Unless the mecanum drivetrain my team made in 2013 was just done incorrectly, and it should be able to achieve the same speed forward and sideways for the same input voltages.

Aha! Sorry for being dense. That makes sense now, we’ll give that a shot.

I’m a little fuzzy on the nomenclature here and still doing this in a simulator (which seems to work at least for forward), but I’ve copied in all the necessary code into our project and added this to MecanumDriveKinematics.java:

  private void setCorrectedKinematics(Translation2d fl, Translation2d fr, Translation2d rl, Translation2d rr) {
    m_correctedKinematics.setRow(0, 0, 1, -Math.sqrt(2), -(fl.getX() + fl.getY()));
    m_correctedKinematics.setRow(1, 0, 1, Math.sqrt(2), fr.getX() - fr.getY());
    m_correctedKinematics.setRow(2, 0, 1, Math.sqrt(2), rl.getX() - rl.getY());
    m_correctedKinematics.setRow(3, 0, 1, -Math.sqrt(2), -(rr.getX() + rr.getY()));
    m_correctedKinematics = m_correctedKinematics.pseudoInverse();
  }

And then in toChassisSpeeds I’ve swapped the corrected matrix in:

   // var chassisSpeedsVector = m_forwardKinematics.mult(wheelSpeedsMatrix);
   var chassisSpeedsVector = m_correctedKinematics.mult(wheelSpeedsMatrix);

Does that seem sane?

Thanks

Yea. Let me know if the odometry is off sideways as well, which would mean the sqrt(2) should be 1. I haven’t used a mecanum drive in years, so idk what the correct drivetrain behavior is.

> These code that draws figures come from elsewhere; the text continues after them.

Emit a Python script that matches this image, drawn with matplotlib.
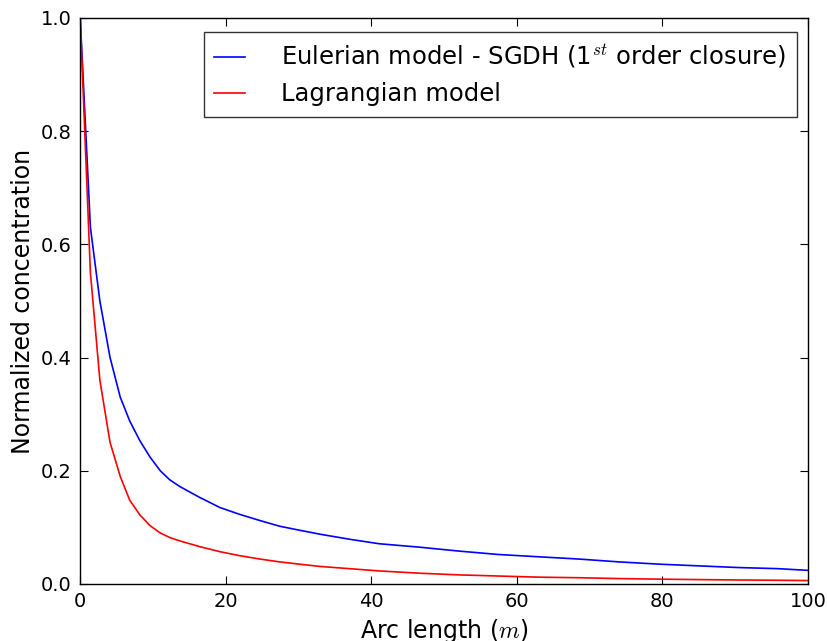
import numpy as np
import matplotlib
matplotlib.use('Agg')
import matplotlib.pyplot as plt

## arc length samples (m)
arc = [0.0, 1.4, 2.7, 4.1, 5.5, 6.8, 8.2, 9.6, 11.0, 12.3, 13.7, 16.4, 19.2,
       21.9, 24.7, 27.4, 30.1, 32.9, 37.0, 41.1, 46.6, 52.1, 57.5, 63.0,
       68.5, 74.0, 79.5, 84.9, 90.4, 95.9, 100.0]

## Eulerian model - SGDH (1st order closure)
eulerian = [1.0, 0.63, 0.50, 0.40, 0.33, 0.288, 0.253, 0.224, 0.200, 0.184,
            0.172, 0.153, 0.135, 0.123, 0.112, 0.102, 0.095, 0.088, 0.079,
            0.071, 0.065, 0.058, 0.052, 0.048, 0.044, 0.039, 0.035, 0.032,
            0.029, 0.027, 0.024]

## Lagrangian model
lagrangian = [1.0, 0.55, 0.36, 0.25, 0.19, 0.148, 0.122, 0.103, 0.090, 0.082,
              0.076, 0.066, 0.057, 0.050, 0.044, 0.039, 0.035, 0.031, 0.027,
              0.023, 0.019, 0.016, 0.014, 0.012, 0.011, 0.0095, 0.0085,
              0.0077, 0.007, 0.0065, 0.006]

plt.rcParams['mathtext.fontset'] = 'cm'
plt.rcParams['xtick.direction'] = 'in'
plt.rcParams['ytick.direction'] = 'in'
plt.rcParams['xtick.top'] = True
plt.rcParams['ytick.right'] = True

fig = plt.figure(figsize=(8.27, 6.41), dpi=100)
ax = fig.add_axes([0.097, 0.089, 0.880, 0.883])

ax.plot(arc, eulerian, color='blue', lw=1.2,
        label=r'Eulerian model - SGDH (1$^{st}$ order closure)')
ax.plot(arc, lagrangian, color='red', lw=1.2, label='Lagrangian model')

ax.set_xlim(0, 100)
ax.set_ylim(0, 1.0)
ax.set_xticks([0, 20, 40, 60, 80, 100])
ax.set_yticks([0.0, 0.2, 0.4, 0.6, 0.8, 1.0])
ax.yaxis.set_major_formatter(matplotlib.ticker.FormatStrFormatter('%.1f'))
ax.tick_params(labelsize=14, length=6, width=0.8, pad=6)
for s in ax.spines.values():
    s.set_linewidth(1.0)

ax.set_xlabel(r'Arc length ($m$)', fontsize=17)
ax.set_ylabel('Normalized concentration', fontsize=17)

leg = ax.legend(loc='upper right', fontsize=17.5, fancybox=False,
                handlelength=1.25, handletextpad=1.5, borderpad=0.45,
                labelspacing=0.45, borderaxespad=0,
                bbox_to_anchor=(0.985, 0.975))
leg.get_frame().set_edgecolor('black')
leg.get_frame().set_linewidth(1.0)

plt.savefig('out.png', dpi=100)
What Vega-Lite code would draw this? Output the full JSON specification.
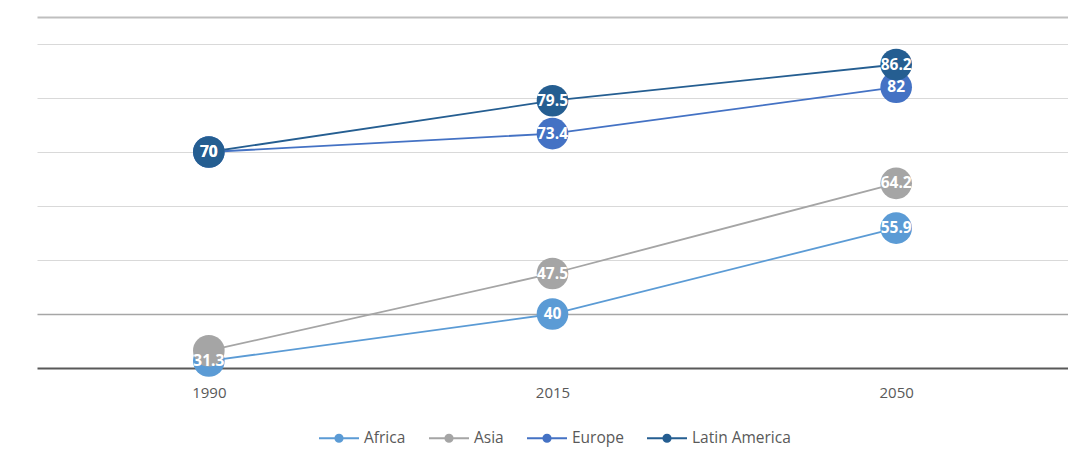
{
  "$schema": "https://vega.github.io/schema/vega-lite/v6.json",
  "width": 1031,
  "height": 351,
  "autosize": "none",
  "padding": {"left": 37, "top": 17, "right": 0, "bottom": 94},
  "background": "white",
  "config": {"view": {"stroke": null}, "font": "Open Sans"},
  "data": {
    "values": [
      {"series": "Africa", "year": "1990", "value": 31.3},
      {"series": "Africa", "year": "2015", "value": 40},
      {"series": "Africa", "year": "2050", "value": 55.9},
      {"series": "Asia", "year": "1990", "value": 33.2},
      {"series": "Asia", "year": "2015", "value": 47.5},
      {"series": "Asia", "year": "2050", "value": 64.2},
      {"series": "Europe", "year": "1990", "value": 70},
      {"series": "Europe", "year": "2015", "value": 73.4},
      {"series": "Europe", "year": "2050", "value": 82},
      {"series": "Latin America", "year": "1990", "value": 70},
      {"series": "Latin America", "year": "2015", "value": 79.5},
      {"series": "Latin America", "year": "2050", "value": 86.2}
    ]
  },
  "encoding": {
    "x": {
      "field": "year", "type": "ordinal",
      "scale": {"type": "point", "padding": 0.5},
      "axis": {"title": null, "labelAngle": 0, "ticks": false, "domain": false, "grid": false,
               "labelFontSize": 15, "labelColor": "#595959", "labelPadding": 17, "labelFont": "Open Sans"}
    },
    "y": {
      "field": "value", "type": "quantitative",
      "scale": {"domain": [30, 95], "nice": false, "zero": false},
      "axis": {
        "title": null, "labels": false, "ticks": false, "domain": false,
        "values": [30, 40, 50, 60, 70, 80, 90, 95],
        "gridColor": {"condition": [
          {"test": "datum.value === 30", "value": "#595959"},
          {"test": "datum.value === 40", "value": "#a6a6a6"},
          {"test": "datum.value === 95", "value": "#bfbfbf"}
        ], "value": "#d9d9d9"},
        "gridWidth": {"condition": [
          {"test": "datum.value === 30", "value": 2},
          {"test": "datum.value === 40", "value": 1.5},
          {"test": "datum.value === 95", "value": 2}
        ], "value": 1}
      }
    },
    "color": {
      "field": "series", "type": "nominal",
      "scale": {"domain": ["Africa", "Asia", "Europe", "Latin America"],
                "range": ["#5b9bd5", "#a5a5a5", "#4472c4", "#255e91"]},
      "legend": {
        "title": null, "orient": "none", "direction": "horizontal", "columns": 4,
        "legendX": 281, "legendY": 400,
        "symbolType": "M-1,0H1M-0.18,0A0.18,0.18,0,1,1,0.18,0A0.18,0.18,0,1,1,-0.18,0Z",
        "symbolSize": 1600, "symbolStrokeWidth": 2,
        "labelFontSize": 15.5, "labelColor": "#595959", "labelFont": "Open Sans",
        "labelOffset": 4, "columnPadding": 19,
        "encode": {"symbols": {"update": {"fill": {"scale": "color", "field": "value"}, "fillOpacity": {"value": 1}}}}
      }
    }
  },
  "layer": [
    {"mark": {"type": "line", "strokeWidth": 1.8}},
    {"mark": {"type": "point", "filled": true, "size": 1000, "opacity": 1}},
    {
      "transform": [{"filter": "!(datum.series === 'Asia' && datum.year === '1990')"}],
      "mark": {"type": "text", "color": "white", "fontSize": 15.5, "fontWeight": "bold", "font": "Open Sans", "baseline": "middle", "align": "center"},
      "encoding": {"text": {"field": "value", "type": "quantitative"}, "color": {"value": "white"}}
    }
  ]
}
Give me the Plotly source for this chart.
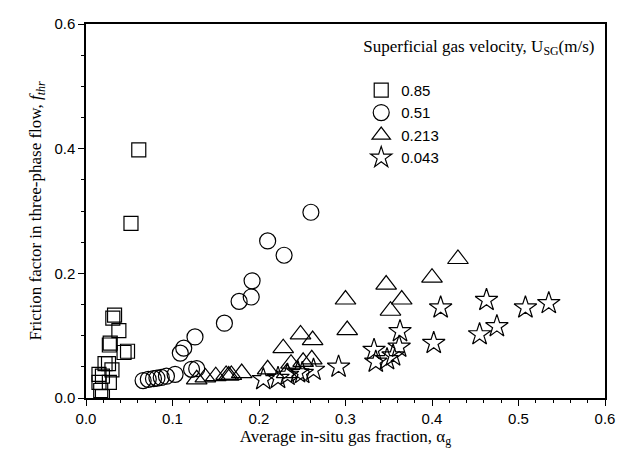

For a mecanum drive with rollers mounted at 45 degrees, there should be no “sqrt(2)” involved in calculating the forward or sideways speed. Pure forward and pure sideways travel will be at the same speed the drive wheels turn (assuming no skid).

But (assuming a square drivetrain) there is a “sqrt(2)” involved in calculating the change in angle. For pure rotation,

delta_wheel_distance = R * sqrt(2) * delta_heading

where R is the distance from the robot center to each drive wheel. This changes slightly for a drive train that is a non-square rectangle:

delta_wheel_distance = (W/2 + L/2) * delta_heading

where W = wheel base width, and L = wheel base length.

If the wheels are vectoring at right angles to one another, how is it possible to have no skid?